Wer sich, wie eingangs erwähnt, mit der Vergangenheitsverherrlichung des derzeitigen Kinos unwohl fühlt, müsste bei "Midnight in Paris" eigentlich verzweifeln. Um das reale heutige Paris geht es Woody Allen in seiner 42sten Regiearbeit nämlich gar nicht. Er verneigt sich lieber vor all den Ikonen und Illusionen, die mit der Stadt verknüpft sind - und denkt gleichzeitig über Wunschbilder nach.

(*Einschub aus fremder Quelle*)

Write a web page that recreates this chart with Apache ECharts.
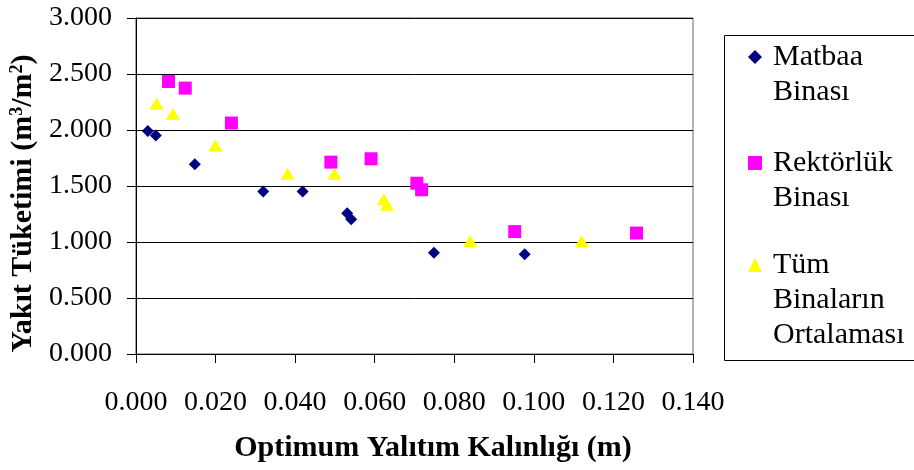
<!DOCTYPE html>
<html>
<head>
<meta charset="utf-8">
<script src="https://cdn.jsdelivr.net/npm/echarts@6/dist/echarts.min.js"></script>
<style>
  html, body { margin: 0; padding: 0; background: #fff; }
  #chart { width: 914px; height: 470px; }
</style>
</head>
<body>
<div id="chart"></div>
<script>
const FONT = 'Liberation Serif';

// [optimum insulation thickness (m), fuel consumption (m3/m2)]
const matbaa = [
  [0.003, 1.99], [0.005, 1.95], [0.0148, 1.695], [0.032, 1.45], [0.0419, 1.45],
  [0.0531, 1.257], [0.0541, 1.204], [0.0749, 0.905], [0.0977, 0.891]
];
const rektorluk = [
  [0.0082, 2.433], [0.0124, 2.374], [0.024, 2.062], [0.049, 1.713], [0.0591, 1.743],
  [0.0706, 1.525], [0.0718, 1.466], [0.0952, 1.093], [0.1258, 1.08]
];
const ortalama = [
  [0.0052, 2.234], [0.0093, 2.145], [0.02, 1.862], [0.0381, 1.609], [0.0499, 1.609],
  [0.0623, 1.382], [0.0631, 1.332], [0.084, 1.01], [0.112, 1.01]
];

const seriesNames = ['Matbaa Binası', 'Rektörlük Binası', 'Tüm Binaların Ortalaması'];
const legendLines = [['Matbaa', 'Binası'], ['Rektörlük', 'Binası'], ['Tüm', 'Binaların', 'Ortalaması']];

const myChart = echarts.init(document.getElementById('chart'));

// one legend per series so the icon sits on the first text line
const LH = 35;
const makeLegend = (idx, iconY, icon) => {
  const lines = legendLines[idx];
  const n = lines.length;
  const pad = new Array(n - 1).fill('').join('\n');
  return {
    data: [{ name: seriesNames[idx], icon: icon }],
    left: 748,
    top: iconY - (n - 1) * LH - LH / 2,
    padding: 0,
    itemWidth: 14,
    itemHeight: 14,
    selectedMode: false,
    formatter: () => (n > 1 ? pad + '\n' : '') + lines.join('\n'),
    textStyle: {
      fontFamily: FONT,
      fontSize: 30,
      color: '#000',
      lineHeight: LH,
      padding: [0, 0, 0, 6]
    }
  };
};

const option = {
  backgroundColor: '#fff',
  animation: false,
  textStyle: { fontFamily: FONT },
  grid: {
    left: 132,
    top: 18,
    right: 221,
    bottom: 116,
    show: true,
    borderColor: '#666',
    borderWidth: 1
  },
  xAxis: {
    type: 'value',
    min: 0,
    max: 0.14,
    interval: 0.02,
    name: 'Optimum Yalıtım Kalınlığı (m)',
    nameLocation: 'middle',
    nameGap: 79,
    nameTextStyle: {
      fontFamily: FONT,
      fontSize: 30,
      fontWeight: 'bold',
      color: '#000',
      padding: [0, 0, 0, 37]
    },
    axisLine: { show: true, lineStyle: { color: '#000' } },
    axisTick: { show: true, inside: false, length: 9, lineStyle: { color: '#000' } },
    axisLabel: {
      fontFamily: FONT,
      fontSize: 28,
      color: '#000',
      margin: 35,
      formatter: v => v.toFixed(3)
    },
    splitLine: { show: false }
  },
  yAxis: {
    type: 'value',
    min: 0,
    max: 3,
    interval: 0.5,
    name: 'Yakıt Tüketimi (m{sup|3}/m{sup|2})',
    nameLocation: 'middle',
    nameGap: 93,
    nameTextStyle: {
      fontFamily: FONT,
      fontSize: 30,
      fontWeight: 'bold',
      color: '#000',
      padding: [0, 35, 0, 0],
      rich: {
        sup: {
          fontFamily: FONT,
          fontSize: 18,
          fontWeight: 'bold',
          color: '#000',
          verticalAlign: 'top'
        }
      }
    },
    axisLine: { show: true, lineStyle: { color: '#000' } },
    axisTick: { show: true, inside: false, length: 9, lineStyle: { color: '#000' } },
    axisLabel: {
      fontFamily: FONT,
      fontSize: 28,
      color: '#000',
      margin: 24,
      formatter: v => v.toFixed(3)
    },
    splitLine: { show: true, lineStyle: { color: '#000', width: 1 } }
  },
  legend: [
    makeLegend(0, 57, 'diamond'),
    makeLegend(1, 163, 'rect'),
    makeLegend(2, 265, 'triangle')
  ],
  graphic: [
    {
      type: 'rect',
      left: 722,
      top: 33,
      shape: { width: 191, height: 325 },
      style: { fill: 'none', stroke: '#000', lineWidth: 1 },
      z: -1
    }
  ],
  series: [
    {
      name: seriesNames[0],
      type: 'scatter',
      symbol: 'diamond',
      symbolSize: 12,
      itemStyle: { color: '#000080', opacity: 1 },
      data: matbaa
    },
    {
      name: seriesNames[1],
      type: 'scatter',
      symbol: 'rect',
      symbolSize: 13,
      itemStyle: { color: '#ff00ff', opacity: 1 },
      data: rektorluk
    },
    {
      name: seriesNames[2],
      type: 'scatter',
      symbol: 'triangle',
      symbolSize: [14, 12],
      itemStyle: { color: '#ffff00', opacity: 1 },
      data: ortalama
    }
  ]
};

myChart.setOption(option);
</script>
</body>
</html>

Ohne zuviel zu verraten, ist der Film nämlich auch eine Reflexion über die Tücken von Kopf-Abenteuern, über die Sucht nach Projektionen und das Scheitern daran. Seine finale Botschaft begräbt Woody Allen aber so tief in einem Loblied auf die wilden zwanziger Jahre, dass sie letztendlich nicht ins Gewicht fällt. Schwerer wiegt da schon die Abwesenheit einer gewissen Bissigkeit, die Filme wie "Matchpoint", "Whatever Works" und sogar "Vicky Cristina Barcelona" auszeichnete.
Wenn "Super 8" sanft mit einer Vergangenheitsverklärung für die Generation E.T. kokettiert, dann ist "Midnight in Paris" ein feuchter Traum für ältere Bildungsbürger. Wie soll man diesen nostalgischen Werken aber böse sein, wenn sie gleichzeitig Loblieder an die Kunst und das Schrullige sind, wenn sie den Alltag verdammen und die Romantik feiern? Ich liebe das Hier und Jetzt, aber schönere Werte fallen mir gerade keine ein.